** BRIEF **
Copy all lines of the listing that include the string "Output".

** RECORDS FOR THIS TASK **

▬▬▬

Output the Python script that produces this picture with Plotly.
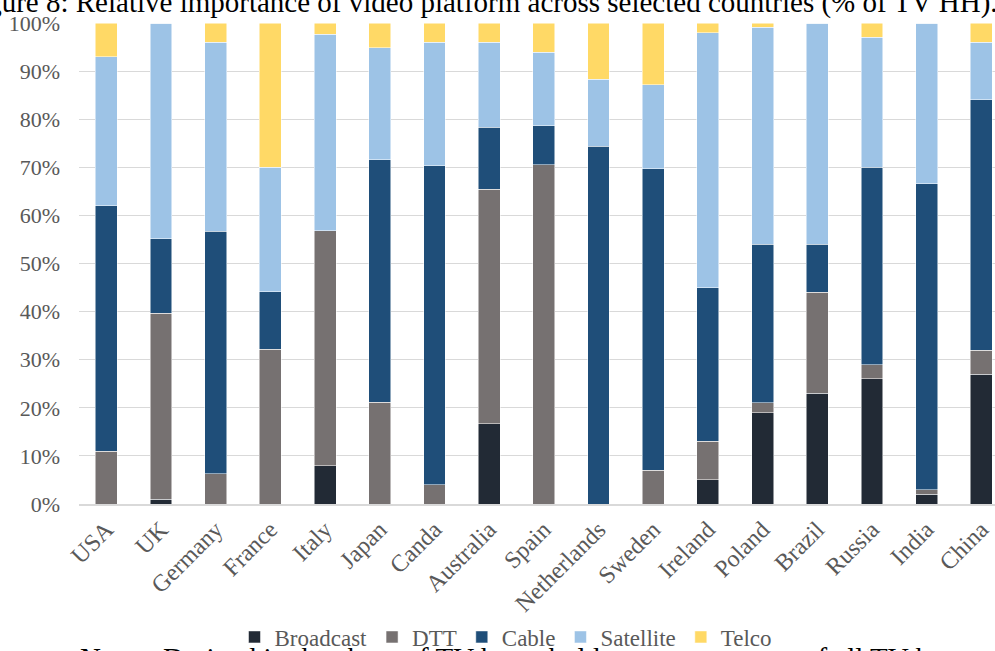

▬▬▬

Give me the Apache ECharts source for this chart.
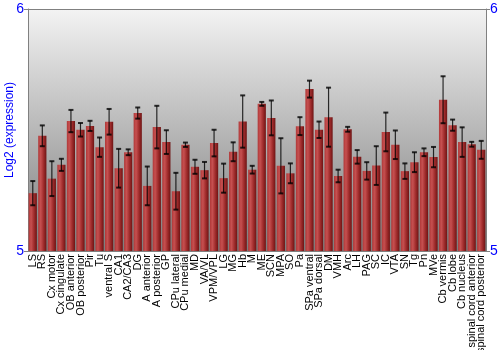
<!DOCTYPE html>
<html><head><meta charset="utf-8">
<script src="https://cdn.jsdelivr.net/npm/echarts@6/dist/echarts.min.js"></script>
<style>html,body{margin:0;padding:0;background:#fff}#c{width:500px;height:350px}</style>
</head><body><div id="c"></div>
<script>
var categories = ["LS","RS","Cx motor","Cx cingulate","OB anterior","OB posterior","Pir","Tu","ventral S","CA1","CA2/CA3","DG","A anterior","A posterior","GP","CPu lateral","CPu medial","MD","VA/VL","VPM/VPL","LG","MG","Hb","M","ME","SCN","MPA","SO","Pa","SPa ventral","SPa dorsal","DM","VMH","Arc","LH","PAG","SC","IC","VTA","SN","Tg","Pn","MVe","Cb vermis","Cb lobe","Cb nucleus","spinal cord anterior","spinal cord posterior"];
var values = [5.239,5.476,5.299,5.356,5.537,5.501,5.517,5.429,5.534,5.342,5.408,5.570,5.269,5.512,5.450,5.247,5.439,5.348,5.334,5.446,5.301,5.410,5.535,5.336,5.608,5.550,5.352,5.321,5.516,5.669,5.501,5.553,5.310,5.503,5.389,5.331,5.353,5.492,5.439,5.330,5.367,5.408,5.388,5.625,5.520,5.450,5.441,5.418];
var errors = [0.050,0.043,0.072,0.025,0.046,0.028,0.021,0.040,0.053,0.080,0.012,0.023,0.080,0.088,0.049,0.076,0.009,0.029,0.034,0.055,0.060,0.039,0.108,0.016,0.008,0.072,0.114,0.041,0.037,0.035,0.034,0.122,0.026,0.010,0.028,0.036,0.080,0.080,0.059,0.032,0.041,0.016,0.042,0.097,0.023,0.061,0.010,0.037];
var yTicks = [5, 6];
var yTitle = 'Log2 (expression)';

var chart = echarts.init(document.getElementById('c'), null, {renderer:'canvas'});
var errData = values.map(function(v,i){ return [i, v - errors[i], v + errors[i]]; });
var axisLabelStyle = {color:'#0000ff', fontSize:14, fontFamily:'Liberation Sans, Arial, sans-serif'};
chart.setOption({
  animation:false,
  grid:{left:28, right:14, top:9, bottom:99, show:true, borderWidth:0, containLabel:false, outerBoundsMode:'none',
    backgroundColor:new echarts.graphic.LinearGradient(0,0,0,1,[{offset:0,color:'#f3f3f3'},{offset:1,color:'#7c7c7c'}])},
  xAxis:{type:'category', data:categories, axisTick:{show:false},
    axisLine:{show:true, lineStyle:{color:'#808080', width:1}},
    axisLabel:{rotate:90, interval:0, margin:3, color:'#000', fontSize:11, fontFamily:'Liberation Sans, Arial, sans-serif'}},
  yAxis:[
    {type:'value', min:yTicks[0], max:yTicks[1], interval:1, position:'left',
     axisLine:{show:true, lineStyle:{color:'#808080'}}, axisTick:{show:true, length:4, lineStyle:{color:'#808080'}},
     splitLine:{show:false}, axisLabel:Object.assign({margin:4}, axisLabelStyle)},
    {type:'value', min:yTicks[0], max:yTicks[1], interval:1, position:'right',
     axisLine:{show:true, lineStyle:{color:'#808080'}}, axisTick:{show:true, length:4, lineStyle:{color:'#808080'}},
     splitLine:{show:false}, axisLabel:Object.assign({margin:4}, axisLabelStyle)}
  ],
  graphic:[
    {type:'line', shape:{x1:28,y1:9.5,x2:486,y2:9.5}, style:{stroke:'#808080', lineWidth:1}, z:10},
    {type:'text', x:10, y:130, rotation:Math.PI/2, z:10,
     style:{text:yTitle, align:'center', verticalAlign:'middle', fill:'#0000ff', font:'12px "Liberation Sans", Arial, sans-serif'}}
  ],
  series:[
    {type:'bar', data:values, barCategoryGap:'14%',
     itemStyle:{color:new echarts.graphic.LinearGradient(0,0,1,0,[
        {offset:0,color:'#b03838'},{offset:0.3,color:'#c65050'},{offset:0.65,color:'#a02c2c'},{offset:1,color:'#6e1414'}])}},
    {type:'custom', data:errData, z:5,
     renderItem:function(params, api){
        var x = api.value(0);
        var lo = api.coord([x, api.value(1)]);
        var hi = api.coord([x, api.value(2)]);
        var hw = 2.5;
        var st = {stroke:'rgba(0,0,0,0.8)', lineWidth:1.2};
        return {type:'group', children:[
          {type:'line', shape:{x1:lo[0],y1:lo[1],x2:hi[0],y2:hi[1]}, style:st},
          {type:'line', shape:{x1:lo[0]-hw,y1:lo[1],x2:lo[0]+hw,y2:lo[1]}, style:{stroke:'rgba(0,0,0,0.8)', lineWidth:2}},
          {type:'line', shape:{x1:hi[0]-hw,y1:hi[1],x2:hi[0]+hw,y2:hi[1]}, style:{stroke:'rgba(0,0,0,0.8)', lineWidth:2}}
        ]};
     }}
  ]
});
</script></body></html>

▬▬▬

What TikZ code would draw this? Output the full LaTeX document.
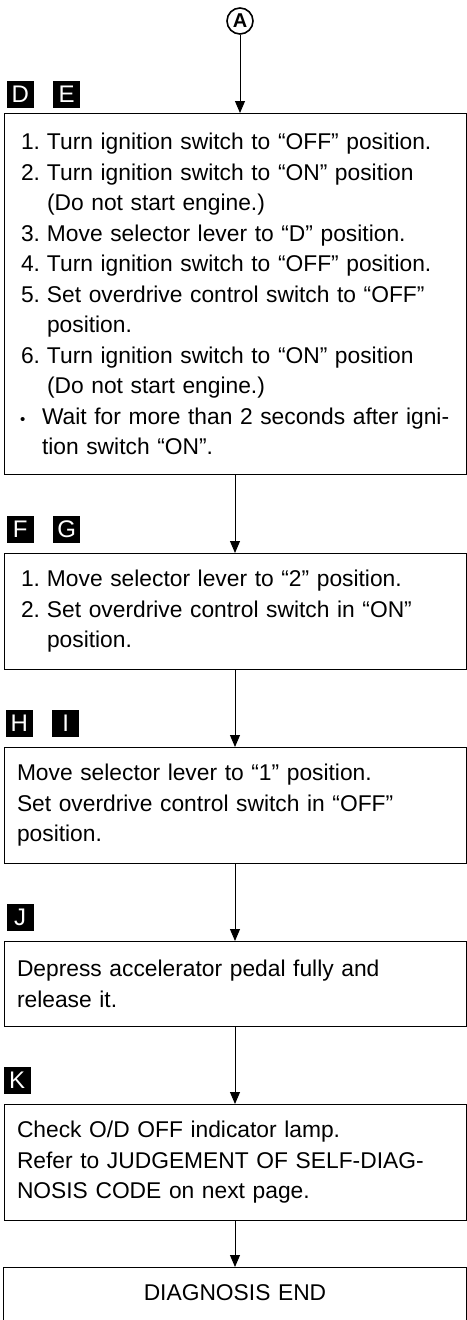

▬▬▬

** RESULT OF THIS TASK **
Output the Python script that produces this picture with Plotly.
What TikZ code would draw this? Output the full LaTeX document.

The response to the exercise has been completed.